Screenings will include a criminal history check, a check of the central registry, and a driver’s history check where applicable.  

The diocese has always screened prospective employees and volunteers, but this is the first time they have conducted a rescreening process, Sigers said. The child protection office has about 3,000 people to run through the system.

“It’s going to be an endeavor,” she said. “It’ll take us three or four months to do it, but once we get through this initial phase, it’ll be a lot easier.”

Going forward, the diocese will conduct annual rescreenings on employees who have reached the four-year mark.

“Updating our screening records helps us ensure that those with access to children and youth continue to live up to the standards of ethical behavior our Catholic faith demands,” Sigers wrote in a letter to priests, parish life facilitators and principals.

Sigers said they will start with employees and volunteers in the schools and move on from there.

Everyone in the diocese is asked to support the initiative and embrace the charter, Sigers said, adding that it is the only way to make sure children are safe.

The “Charter for the Protection of Children and Young People” was created by the United States Catholic Conference of Bishops. It touts the bishops’ “Promise to Protect, Pledge to Heal” mandates for the church in the United States.

The Diocese of Charleston was recently informed that it had passed the 2010 audit noting that it is in compliance with the charter.

Sigers said part of compliance is to be constantly vigilant.

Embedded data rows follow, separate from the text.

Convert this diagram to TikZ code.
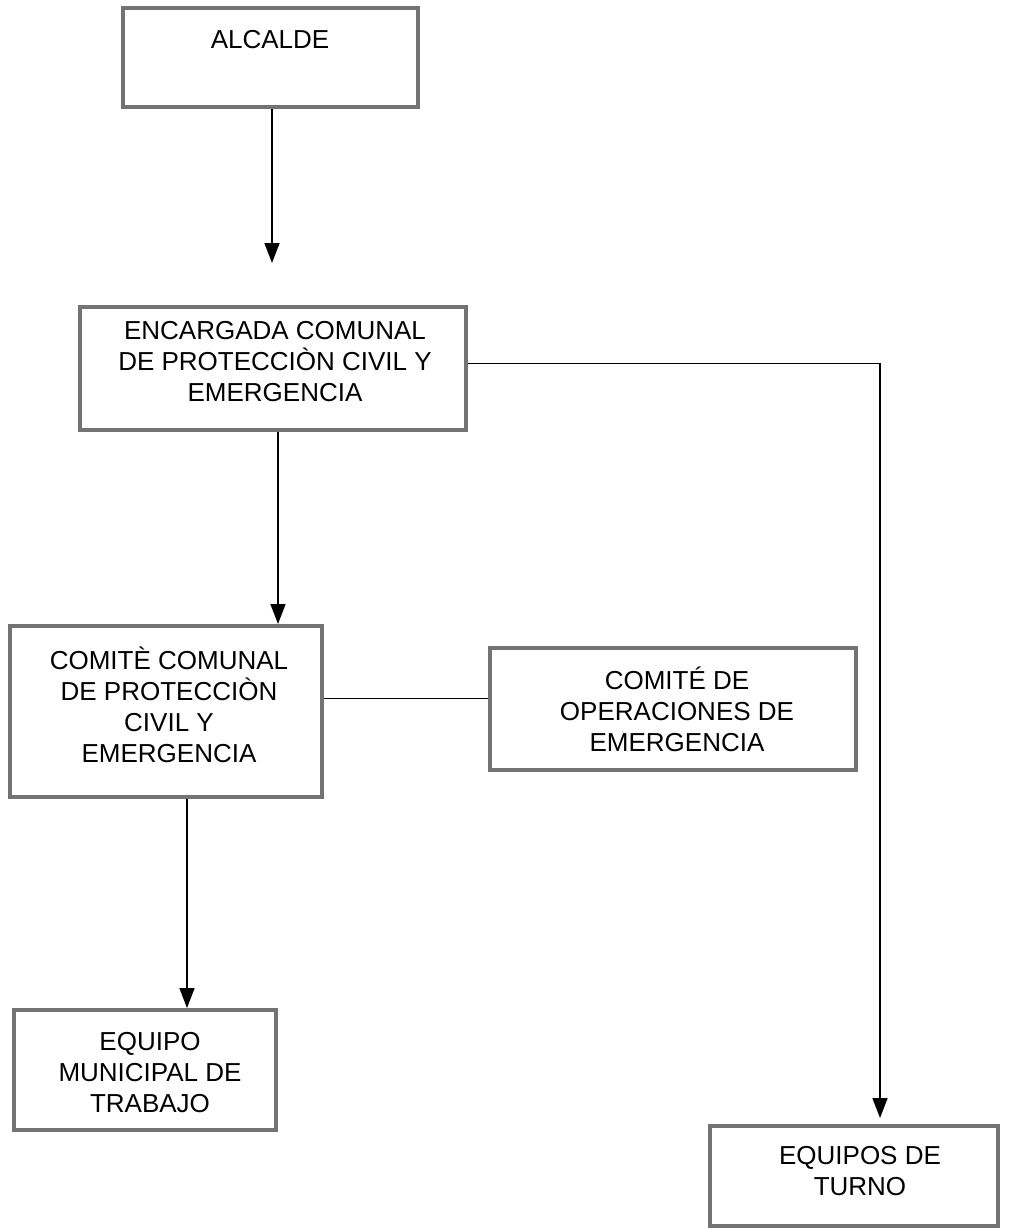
\documentclass[tikz,border=0pt]{standalone}
\usepackage{fontspec}
\setmainfont{Liberation Sans}
\usetikzlibrary{arrows.meta}
\begin{document}
\begin{tikzpicture}[x=1pt,y=-1pt,
  box/.style={draw=black!55, line width=4pt, fill=white, rectangle, inner sep=0pt},
  lbl/.style={align=center, font=\fontsize{26}{31}\selectfont, inner sep=0pt},
  conn/.style={line width=1.6pt, black},
  arr/.style={conn, -{Triangle[length=20pt,width=15pt]}}]
\useasboundingbox (0,0) rectangle (1010,1228);
% boxes
\node[box, minimum width=295pt, minimum height=99pt] (alc) at (270.5,57.5) {};
\node[lbl] (talc) at (270,40) {ALCALDE};
\node[box, minimum width=386pt, minimum height=123pt] (enc) at (273,368.5) {};
\node[lbl] (tenc) at (275,362) {ENCARGADA COMUNAL\\DE PROTECCIÒN CIVIL Y\\EMERGENCIA};
\node[box, minimum width=312pt, minimum height=171pt] (comc) at (166,711.5) {};
\node[lbl] (tcomc) at (169,705) {COMITÈ COMUNAL\\DE PROTECCIÒN\\CIVIL Y\\EMERGENCIA};
\node[box, minimum width=366pt, minimum height=122pt] (coe) at (673,709) {};
\node[lbl] (tcoe) at (677,709) {COMITÉ DE\\OPERACIONES DE\\EMERGENCIA};
\node[box, minimum width=262pt, minimum height=120pt] (eq) at (145,1070) {};
\node[lbl] (teq) at (150,1073) {EQUIPO\\MUNICIPAL DE\\TRABAJO};
\node[box, minimum width=288pt, minimum height=100pt] (tur) at (854,1176) {};
\node[lbl] (ttur) at (860,1171) {EQUIPOS DE\\TURNO};
% connectors
\coordinate (a1) at (272,263);
\draw[arr] ([xshift=1.5pt]alc.south) -- (a1);
\draw[arr] ([xshift=5pt]enc.south) -- ([xshift=112pt]comc.north);
\draw[arr] ([yshift=5pt]enc.east) -| ([xshift=26pt,yshift=6pt]tur.north);
\draw[conn] ([yshift=13pt]comc.east) -- ([yshift=13pt]comc.east -| coe.west);
\draw[arr] ([xshift=21pt]comc.south) -- ([xshift=21pt]comc.south |- eq.north);
\end{tikzpicture}
\end{document}
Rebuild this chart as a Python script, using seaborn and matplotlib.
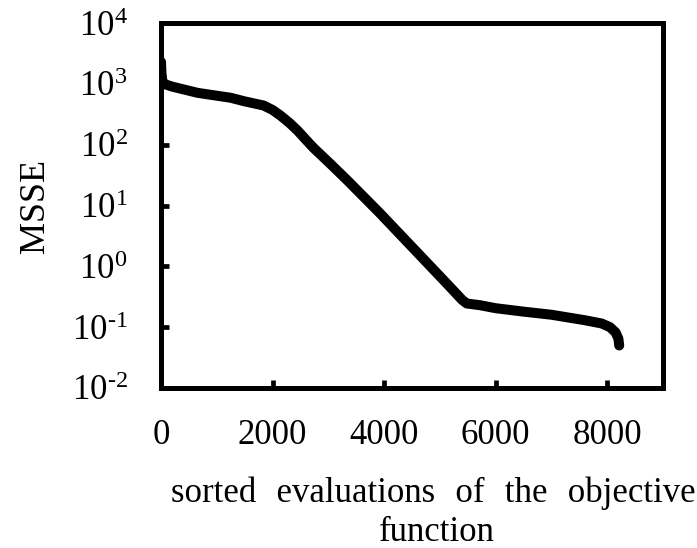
import numpy as np
import pandas as pd
import matplotlib
matplotlib.use("Agg")
import matplotlib.pyplot as plt
import seaborn as sns
from matplotlib.ticker import FixedLocator, FixedFormatter, NullLocator

# data
evaluations = [0, 8, 25, 50, 200, 660, 1250, 1500, 1840, 2000, 2140, 2300, 2450,
               2600, 2732, 3040, 3339, 3929, 4518, 5125, 5400, 5482, 5714, 6000,
               6500, 7000, 7600, 7900, 8050, 8150, 8200, 8215]
msse = [2300, 1500, 1100, 1000, 900, 710, 590, 515, 440, 372, 302, 229, 170,
        120, 89, 48, 26, 7.4, 2.0, 0.52, 0.28, 0.245, 0.23, 0.205, 0.18, 0.16,
        0.13, 0.115, 0.1, 0.082, 0.065, 0.05]
y_ticks = [1e-2, 1e-1, 1e0, 1e1, 1e2, 1e3, 1e4]
y_exponents = ["-2", "-1", "0", "1", "2", "3", "4"]
x_ticks = [0, 2000, 4000, 6000, 8000]
xlabel_words = ["sorted", "evaluations", "of", "the", "objective"]
xlabel_line2 = "function"
ylabel = "MSSE"

sns.set_theme(style="white")
plt.rcParams["font.family"] = ["Liberation Serif", "DejaVu Serif"]
plt.rcParams["mathtext.fontset"] = "custom"
plt.rcParams["mathtext.rm"] = "Liberation Serif"
plt.rcParams["mathtext.it"] = "Liberation Serif:italic"
plt.rcParams["mathtext.bf"] = "Liberation Serif:bold"

df = pd.DataFrame({"evaluations": evaluations, "MSSE": msse})

fig = plt.figure(figsize=(6.97, 5.48), dpi=100)
ax = fig.add_axes([161 / 697, 1 - 388 / 548, (663 - 161) / 697, (388 - 23) / 548])

sns.lineplot(data=df, x="evaluations", y="MSSE", ax=ax, color="black",
             linewidth=7.2, sort=False, solid_capstyle="round",
             solid_joinstyle="round")

ax.set_yscale("log")
ax.set_ylim(1e-2, 1e4)
ax.set_xlim(0, 9000)
ax.yaxis.set_major_locator(FixedLocator(y_ticks))
ax.yaxis.set_major_formatter(FixedFormatter(
    [r"$\mathdefault{10^{\text{%s}}}$" % e for e in y_exponents]))
ax.yaxis.set_minor_locator(NullLocator())
ax.xaxis.set_major_locator(FixedLocator(x_ticks))

for s in ax.spines.values():
    s.set_visible(True)
    s.set_color("black")
    s.set_linewidth(3.6)

ax.tick_params(axis="both", which="major", direction="in", length=6, width=3.4,
               color="black", labelsize=25, labelcolor="black")
ax.tick_params(axis="y", pad=24, left=True, right=False)
ax.tick_params(axis="x", pad=22, bottom=True, top=False)
ax.grid(False)

ax.set_xlabel("")
ax.set_ylabel(ylabel, fontsize=26, color="black", labelpad=14)

wide_space = "\u2002\u200a"
fig.text(433 / 697, 1 - 502 / 548, wide_space.join(xlabel_words), ha="center",
         va="baseline", fontsize=25, color="black")
fig.text(437 / 697, 1 - 541 / 548, xlabel_line2, ha="center", va="baseline",
         fontsize=25, color="black")

fig.savefig("out.png", dpi=100, facecolor="white")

“We can’t know the heart of any individual, so we must create boundaries that everyone respects and adheres to, and we must be constantly aware of what is going on in the lives of our children, as well as the adults we place in contact with them,” she said.

By the numbers

In the United States, 1-in-4 girls and 1-in-6 boys will be abused by age 18.

30-40 percent of children are abused by a family member
50 percent of children are abused by someone known and trusted by the family
10 percent are abused by strangers

Most perpetrators molest repeatedly. A serial molester may have as many as 300-500 victims in a lifetime.

A child is not lying when they report abuse. Children fabricate only .05 percent of the time.